It would’ve been impossible for me to avoid Celeste due to a pileup of cosmic coincidence. It’s an old school platforming game built with a focus on maneuverability and navigation rather than combat; that’s probably my overall favorite genre. The game is about a girl named Madeline climbing to the top of Celeste mountain, mostly in an attempt to deal with the stress of her home life and the general anxiety of everyday life; I happen to have a couple of sisters named Celeste and Madeline, and after playing through I was surprised at how much the main character had in common with both of them. That’s a remarkable amount of coincidence, so there was no way I wasn’t going to grab this one. So how is it?
First thing’s first: go buy Celeste. The game perfectly channels the game medium to create an enriching experience. Despite not being especially nuanced and paired with a story that doesn’t seem completely original, it manages excellence through a fusion of elements that create a wholly unique experience. Celeste is beautiful, deeply enriching, mechanically challenging, narratively enthralling, and so far the best game I’ve played this year. So before we climb this mountain, this where we make base camp: go buy Celeste.
Still with me? Alright, let’s ascend.
As mentioned earlier, the story is about a girl named Madeline who decides to climb to the summit of Celeste Mountain. It’s definitely not within her comfort zone, but she goes forth both to make distance from her stressful home life and troubling past. It’s later revealed that she has a bad history with panic attacks. Her reason for climbing the mountain is to “accomplish something meaningful” in her life. Along the way she encounters a small cast of characters, including an unnamed older lady that lives at the base of the mountain, and a photographer with an adventurous spirit and chill demeanor named, Theo. More dreadfully, she also encounters a dark side of herself made manifest by the mysterious nature of the mountain. The challenge that besets Madeline is both internal and external—the obstacle of climbing a treacherous (and possibly haunted) mountain paired with the emotional burden of anxiety and depression. In a perfectly poetic fashion, these negative emotions are given a literal physical form before Madeline, and the design and nature of the levels become an amorphous reflection of her inner demons. The execution of it all is far more than ideas simply working in parallel. Celeste is a mosaic of joint reification, and that coalescence allows Celeste to transcend from a simple game into a visceral experience.

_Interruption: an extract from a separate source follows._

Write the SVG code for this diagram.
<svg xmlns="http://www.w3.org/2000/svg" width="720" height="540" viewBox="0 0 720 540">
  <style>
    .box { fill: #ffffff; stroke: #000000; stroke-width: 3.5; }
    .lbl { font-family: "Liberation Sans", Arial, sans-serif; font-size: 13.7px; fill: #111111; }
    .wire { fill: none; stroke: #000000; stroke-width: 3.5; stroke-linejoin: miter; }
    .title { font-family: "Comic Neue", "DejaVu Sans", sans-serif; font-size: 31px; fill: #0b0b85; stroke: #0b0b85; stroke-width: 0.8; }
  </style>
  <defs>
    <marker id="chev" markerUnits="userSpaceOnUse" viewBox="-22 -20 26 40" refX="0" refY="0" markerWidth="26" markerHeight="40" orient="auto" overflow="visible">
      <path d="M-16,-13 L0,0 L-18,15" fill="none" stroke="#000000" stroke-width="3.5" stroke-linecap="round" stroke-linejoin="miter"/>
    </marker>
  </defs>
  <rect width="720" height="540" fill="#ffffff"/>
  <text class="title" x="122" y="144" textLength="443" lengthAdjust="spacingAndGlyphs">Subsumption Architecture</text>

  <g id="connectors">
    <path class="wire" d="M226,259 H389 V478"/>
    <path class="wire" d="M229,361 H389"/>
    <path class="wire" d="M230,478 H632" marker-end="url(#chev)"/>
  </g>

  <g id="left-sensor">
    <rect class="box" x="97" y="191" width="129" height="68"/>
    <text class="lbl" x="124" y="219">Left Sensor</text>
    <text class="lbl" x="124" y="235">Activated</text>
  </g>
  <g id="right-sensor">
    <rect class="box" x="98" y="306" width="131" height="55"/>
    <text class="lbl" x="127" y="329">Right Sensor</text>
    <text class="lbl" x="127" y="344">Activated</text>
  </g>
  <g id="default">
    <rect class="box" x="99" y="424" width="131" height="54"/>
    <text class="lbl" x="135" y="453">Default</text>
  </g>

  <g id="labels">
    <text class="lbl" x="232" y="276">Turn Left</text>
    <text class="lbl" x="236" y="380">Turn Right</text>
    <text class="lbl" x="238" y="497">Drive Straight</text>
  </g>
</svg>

The gameplay itself is remarkably accessible. You can jump, dash in the air (in any direction), and hang/climb up walls for a limited duration. The concepts here are simple, leaving the more complex systems to the levels themselves, proficiently escaping mechanical overload. You’ll encounter such craziness as star-filled blocks that you can phase through via dashing, dangerous spirits that you need to avoid, wind that makes for difficult maneuvering, blocks that slide right after you dash, feathers that let you fly for a brief period, and so much more. All these obstacles fundamentally change the nature and difficulty of the game with every locale. It can definitely seem overwhelming at times, but that’s part of the beauty. Part of why this particular game is so impressive is because it manages to make everything look harder than it actually is. Celeste is an absolute gauntlet of challenging levels (I’ve run into plenty of seemingly impossible obstacles), but once you make an attempt, the solution becomes obvious (though still difficult). Celeste masterfully fuses intimidation with invitation, and beckons the fearless and the relentless. It’s all so keeping in theme with climbing the mountain: the goal looks unreachable, but every step brings you closer to the top.

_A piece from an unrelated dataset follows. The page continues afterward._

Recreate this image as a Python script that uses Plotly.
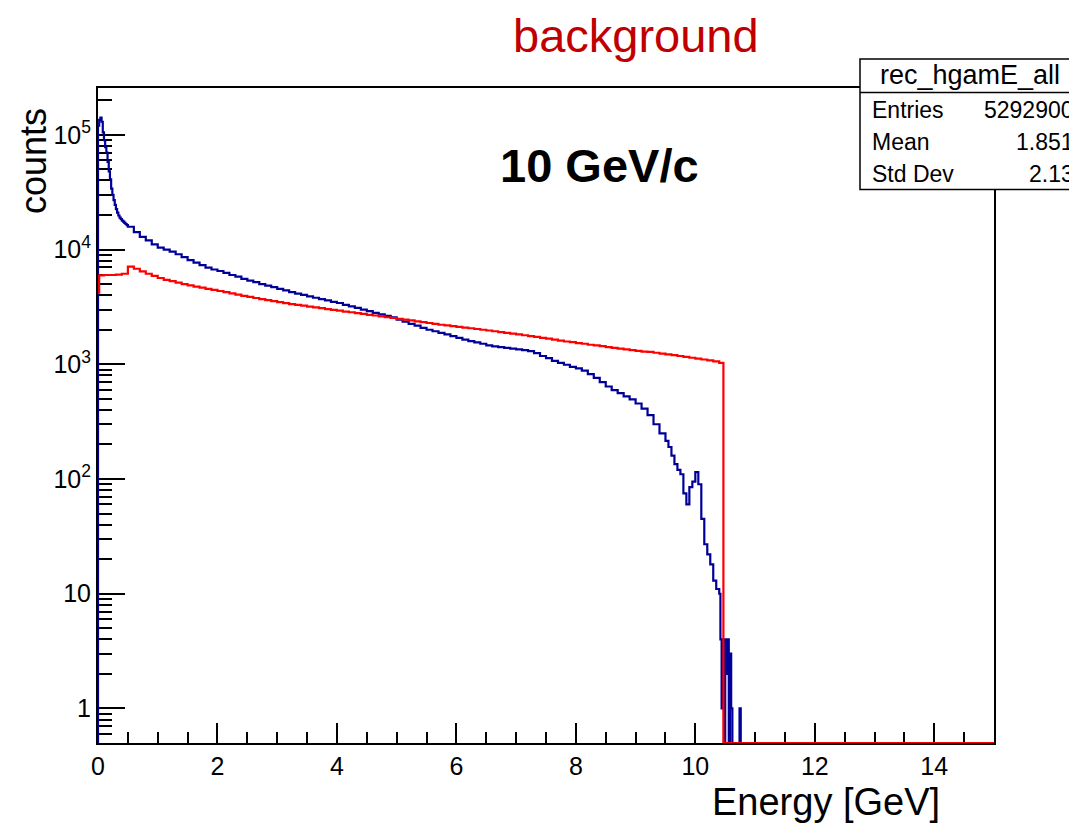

The whole experience is incredibly fulfilling on the narrative front as well. Celeste is a game told through dialogue but really sold through action. It has some really insightful commentary on the daily challenges of living in the modern world, and regarding the accumulation of stress and anxiety. There was some meaty content revolving around ideas of self-acceptance, and understanding how to live with constant fear and doubt. A cursory glance of the game’s retro aesthetic and cutesy speech bubble noises hides a truly provocative monster, and it’s one we’re all at least a little familiar with.
Final bits worth mention are the soundtrack and assist mode. There’s already so much to appreciate and love with Celeste, but it certainly doesn’t hurt that the soundtrack is absolutely perfect from start to finish, presenting an excellent fusion of chiptune and orchestra to create a wonderfully haunting arrangement. The assist mode options also make Celeste one of the most accessible platforming games ever made. The game’s intended difficulty is absolutely crushing, but there are a multitude of options that allow you to craft whatever experience feels just challenging enough to you. Whether it involves slowing the game down by about 20% or having total invincibility and infinite dashes, these options combined with the game’s overall encouragement (“Be proud of deaths. It means you’re learning!”) craft a title I can easily recommend to everyone.
In all its form and execution, Celeste is the most impressive title to come out of 2018 so far, and definitely one of the best games this decade. I haven’t seen a platformer take its simple ideas to such intense mechanical and thematic lengths since Jonathan Blow’s Braid (2008), or possibly Cuphead from last year. I can see myself climbing this mountain again and again, playing it till my fingers are swollen, and that pain will always be worth it because Celeste is a perfect expression of the games medium and everything it can accomplish.